Quarks are the super-small elementary particles that make up the neutrons and protons that make up atoms. (Neutrons and protons are each made of three quarks.) Quarks can also combine to form an array of stranger composite particles, though, such as the pentaquark. Says The Verge:
Like the Higgs boson before it, the pentaquark’s existence has been theorized for years, but experiments in the early-2000s claiming to have detected the exotic form of matter were later invalidated. Many scientists had since given up on the pentaquark for good, but this time, say CERN physicists, there’s no doubt it’s been found.
Although the word “pentaquark” isn’t new, the confirmation of its existence marks an extremely important moment for the scientific community. The history of the pentaquark goes back to 1964. This is when Nobel Prize winner Murray Gell-Man proposed that “quarks” exist in our everyday world. He showed that every proton and neutron is made from combinations of three elementary particles known as quarks, and suggested that it could also be possible to make matter from five quarks, resulting in a pentaquark.
Physicists believe the discovery could shed light on how everyday matter is constituted, and deepen the understanding of the strong nuclear force – one of the four basic forces in nature, along with gravity, electromagnetic force, and the weak nuclear force.
The LHC team is now certain of the pentaquark’s existence. Their discovery actually began a few years ago, while studying the results of particle collisions at the LHC done between 2011 and 2012. This is when the team accidentally encountered a “bump” in the data. That is, a large spike in one of the readings.

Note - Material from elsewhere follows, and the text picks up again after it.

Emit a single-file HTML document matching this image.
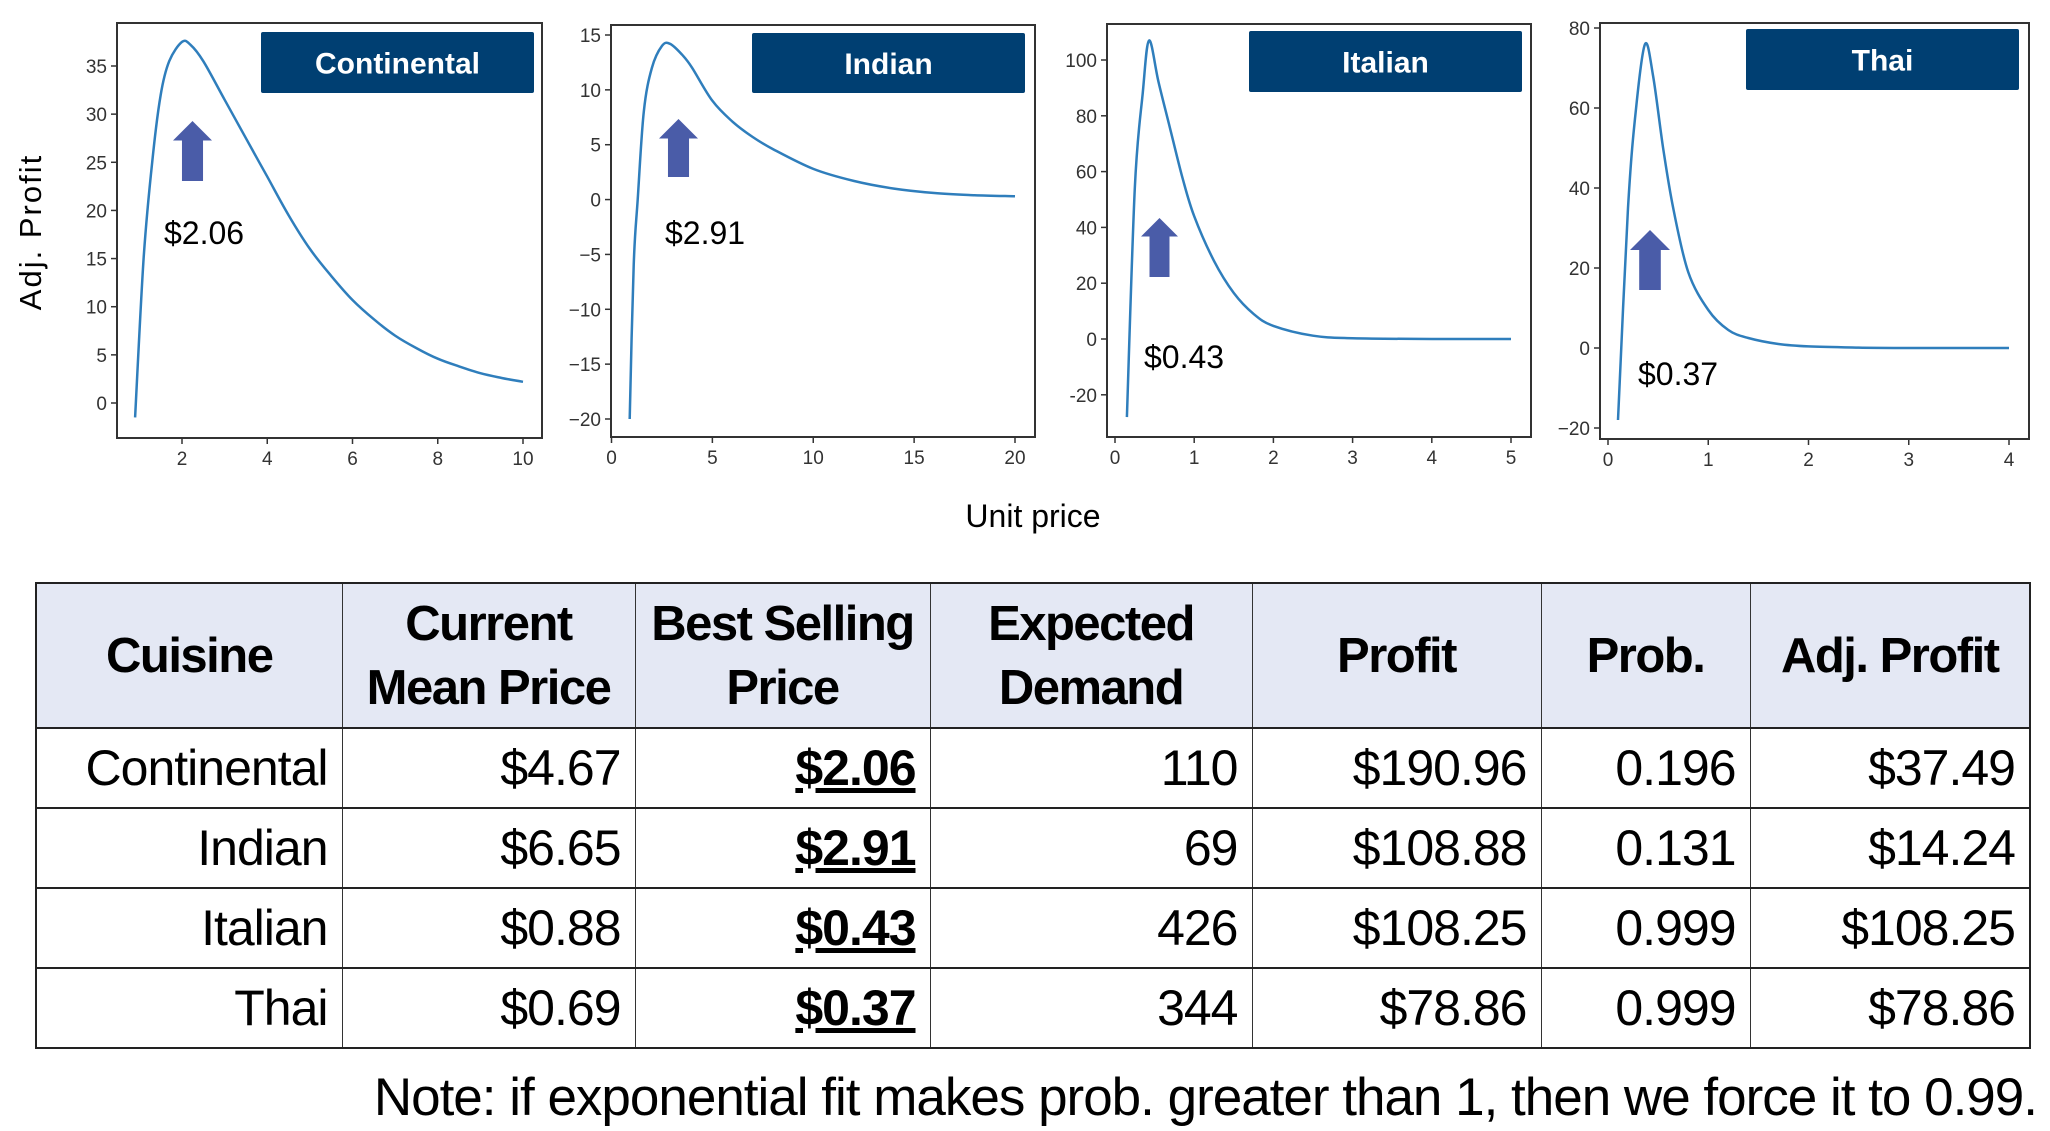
<!DOCTYPE html>
<html><head><meta charset="utf-8">
<style>
body{margin:0;width:2050px;height:1131px;background:#fff;overflow:hidden;position:relative;font-family:"Liberation Sans",sans-serif}
svg{position:absolute;left:0;top:0}
table{position:absolute;left:35px;top:582px;border-collapse:collapse;table-layout:fixed;width:1994px}
td,th{border:1.5px solid #333;padding:0 14px 0 6px;font-size:50px;color:#000;white-space:nowrap;overflow:hidden}
th{background:#e4e8f4;font-weight:bold;text-align:center;line-height:64px;height:143px;padding:0 2px;letter-spacing:-1.5px;font-size:49px}
td{text-align:right;height:78px;letter-spacing:-1px}
tr{border-top:2.5px solid #222}
table{border:2.5px solid #222}
.b{font-weight:bold;text-decoration:underline}
#note{position:absolute;right:13px;top:1067px;font-size:53px;color:#000;letter-spacing:-1px;white-space:nowrap}
</style></head><body>
<svg id="chart" width="2050" height="570"></svg>
<table>
<colgroup><col style="width:306px"><col style="width:293px"><col style="width:295px"><col style="width:322px"><col style="width:289px"><col style="width:209px"><col style="width:280px"></colgroup>
<tr><th>Cuisine</th><th>Current<br>Mean Price</th><th>Best Selling<br>Price</th><th>Expected<br>Demand</th><th>Profit</th><th>Prob.</th><th>Adj. Profit</th></tr>
<tr><td>Continental</td><td>$4.67</td><td class="b">$2.06</td><td>110</td><td>$190.96</td><td>0.196</td><td>$37.49</td></tr>
<tr><td>Indian</td><td>$6.65</td><td class="b">$2.91</td><td>69</td><td>$108.88</td><td>0.131</td><td>$14.24</td></tr>
<tr><td>Italian</td><td>$0.88</td><td class="b">$0.43</td><td>426</td><td>$108.25</td><td>0.999</td><td>$108.25</td></tr>
<tr><td>Thai</td><td>$0.69</td><td class="b">$0.37</td><td>344</td><td>$78.86</td><td>0.999</td><td>$78.86</td></tr>
</table>
<div id="note">Note: if exponential fit makes prob. greater than 1, then we force it to 0.99.</div>
<script>
const names=["Continental","Indian","Italian","Thai"];
const bestPrices=["$2.06","$2.91","$0.43","$0.37"];
const bestX=[2.06,2.91,0.43,0.37];
const c1X=[0.9,1.1,1.3,1.5,1.7,2.0,2.2,2.5,3,3.5,4,4.5,5,5.5,6,6.5,7,7.5,8,8.5,9,9.5,10];
const c1Y=[-1.5,15,25,32,35.5,37.5,37.2,35.5,31.5,27.5,23.5,19.5,16,13.2,10.7,8.7,7,5.7,4.6,3.8,3.1,2.6,2.2];
const c2X=[0.9,1.1,1.3,1.6,2,2.5,2.9,3.5,4,5,6,7,8,10,12,14,16,18,20];
const c2Y=[-20,-6,0,8,12,14,14.2,13.2,12,9,7.1,5.7,4.6,2.8,1.7,1.0,0.6,0.4,0.3];
const c3X=[0.15,0.25,0.35,0.43,0.55,0.7,0.85,1,1.25,1.5,1.75,2,2.5,3,4,5];
const c3Y=[-28,54,88,107,92,75,58,44,28,16.5,9,4.7,1.2,0.3,0,0];
const c4X=[0.1,0.2,0.28,0.37,0.45,0.55,0.65,0.8,1,1.2,1.4,1.7,2,2.5,3,4];
const c4Y=[-18,35,60,76,68,50,35,19,9.5,4.5,2.5,1,0.4,0.1,0,0];
const c1XT=[2,4,6,8,10], c1YT=[0,5,10,15,20,25,30,35];
const c2XT=[0,5,10,15,20], c2YT=[-20,-15,-10,-5,0,5,10,15];
const c3XT=[0,1,2,3,4,5], c3YT=[-20,0,20,40,60,80,100];
const c4XT=[0,1,2,3,4], c4YT=[-20,0,20,40,60,80];
const yLabelFmt=[v=>String(v),v=>String(v).replace('-','\u2212'),v=>String(v),v=>String(v).replace('-','\u2212')];

const L=[
 {box:[117,23,542,438],xa:[2,182,10,523],ya:[0,403,35,66],title:[261,32,534,93],arrow:[173,121,212,181],lab:[164,244]},
 {box:[611,25,1035,437],xa:[0,611.5,20,1015],ya:[-20,419,15,35],title:[752,33,1025,93],arrow:[659,119,698,177],lab:[665,244]},
 {box:[1107,24,1531,437],xa:[0,1115,5,1511],ya:[0,339,100,60],title:[1249,31,1522,92],arrow:[1141,218,1178,277],lab:[1144,368]},
 {box:[1600,23,2029,439],xa:[0,1608,4,2009],ya:[0,348,80,28],title:[1746,29,2019,90],arrow:[1630,230,1670,290],lab:[1638,385]}
];
const XS=[c1X,c2X,c3X,c4X],YS=[c1Y,c2Y,c3Y,c4Y],XT=[c1XT,c2XT,c3XT,c4XT],YT=[c1YT,c2YT,c3YT,c4YT];
const svg=document.getElementById('chart');
const NS="http://www.w3.org/2000/svg";
function mk(t,a,p){const e=document.createElementNS(NS,t);for(const k in a)e.setAttribute(k,a[k]);(p||svg).appendChild(e);return e;}
function smooth(P){let d='M'+P[0][0].toFixed(1)+','+P[0][1].toFixed(1);
 for(let k=0;k<P.length-1;k++){const p0=P[Math.max(k-1,0)],p1=P[k],p2=P[k+1],p3=P[Math.min(k+2,P.length-1)];
  const c1=[p1[0]+(p2[0]-p0[0])/6,p1[1]+(p2[1]-p0[1])/6],c2=[p2[0]-(p3[0]-p1[0])/6,p2[1]-(p3[1]-p1[1])/6];
  d+='C'+c1[0].toFixed(1)+','+c1[1].toFixed(1)+' '+c2[0].toFixed(1)+','+c2[1].toFixed(1)+' '+p2[0].toFixed(1)+','+p2[1].toFixed(1);}
 return d;}
for(let i=0;i<4;i++){
 const c=L[i];
 const sx=v=>c.xa[1]+(v-c.xa[0])*(c.xa[3]-c.xa[1])/(c.xa[2]-c.xa[0]);
 const sy=v=>c.ya[1]+(v-c.ya[0])*(c.ya[3]-c.ya[1])/(c.ya[2]-c.ya[0]);
 const g=mk('g',{});
 
 
 const fr=mk('rect',{x:c.box[0],y:c.box[1],width:c.box[2]-c.box[0],height:c.box[3]-c.box[1],fill:'none',stroke:'#333','stroke-width':2},g);
 
 
 XT[i].forEach(v=>{const x=sx(v);
  mk('line',{x1:x,x2:x,y1:c.box[3],y2:c.box[3]+6,stroke:'#333','stroke-width':1.5},g);
  const t=mk('text',{x:x,y:c.box[3]+27,'text-anchor':'middle','font-size':19,fill:'#333'},g);t.textContent=v;
  
  });
 YT[i].forEach(v=>{const y=sy(v);
  mk('line',{x1:c.box[0]-6,x2:c.box[0],y1:y,y2:y,stroke:'#333','stroke-width':1.5},g);
  const t=mk('text',{x:c.box[0]-10,y:y+7,'text-anchor':'end','font-size':19,fill:'#333'},g);t.textContent=yLabelFmt[i](v);
  
  });
 const pts=XS[i].map((x,k)=>[sx(x),sy(YS[i][k])]);
 const p=mk('path',{d:smooth(pts),fill:'none',stroke:'#2f7ebc','stroke-width':2.5,'stroke-linejoin':'round'},g);
 
 
 const tb=mk('rect',{x:c.title[0],y:c.title[1],width:c.title[2]-c.title[0],height:c.title[3]-c.title[1],fill:'#003f72',rx:2},g);
 
 
 const tt=mk('text',{x:(c.title[0]+c.title[2])/2,y:(c.title[1]+c.title[3])/2+11,'text-anchor':'middle','font-size':30,'font-weight':'bold',fill:'#fff'},g);
 tt.textContent=names[i];
 
 
 const a=c.arrow,w=a[2]-a[0],cx=(a[0]+a[2])/2,sw=w*0.27,hh=w*0.5;
 const ar=mk('polygon',{points:`${cx},${a[1]} ${a[2]},${a[1]+hh} ${cx+sw},${a[1]+hh} ${cx+sw},${a[3]} ${cx-sw},${a[3]} ${cx-sw},${a[1]+hh} ${a[0]},${a[1]+hh}`,fill:'#4a5ca8'},g);
 
 
 const lt=mk('text',{x:c.lab[0],y:c.lab[1],'font-size':32,fill:'#000'},g);lt.textContent=bestPrices[i];
 
 
}
const yl=mk('text',{x:0,y:0,transform:'translate(41,232) rotate(-90)','text-anchor':'middle','font-size':31,fill:'#000','letter-spacing':2});
yl.textContent='Adj. Profit';


const xl=mk('text',{x:1033,y:527,'text-anchor':'middle','font-size':32,fill:'#000'});
xl.textContent='Unit price';


</script>
</body></html>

“Since the pentaquark has such a bad reputation, we didn’t take it seriously,” said Sheldon Stone, professor of physics at Syracuse University and one of the four members of the LHC team, as quoted by The Wall Street Journal. But after six months of further work, the team decided that it had actually found the elusive pentaquark. “Benefiting from the large data set provided by the LHC, and the excellent precision of our detector, we have examined all possibilities for these signals, and conclude that they can only be explained by pentaquark states,” said LHCb scientist Tomasz Skwarnicki, a professor of physics at Syracuse University.
“More precisely the states must be formed of two up quarks, one down quark, one charm quark and one anti-charm quark,” Skwarnicki added. The team is still unsure how the quarks are bound together, and plans to investigate those details in further research. “The quarks could be tightly bound,” said LHCb physicist Liming Zhang of Tsinghua University. “Or they could be loosely bound in a sort of meson-baryon molecule, in which the meson and baryon feel a residual strong force similar to the one binding protons and neutrons to form nuclei.”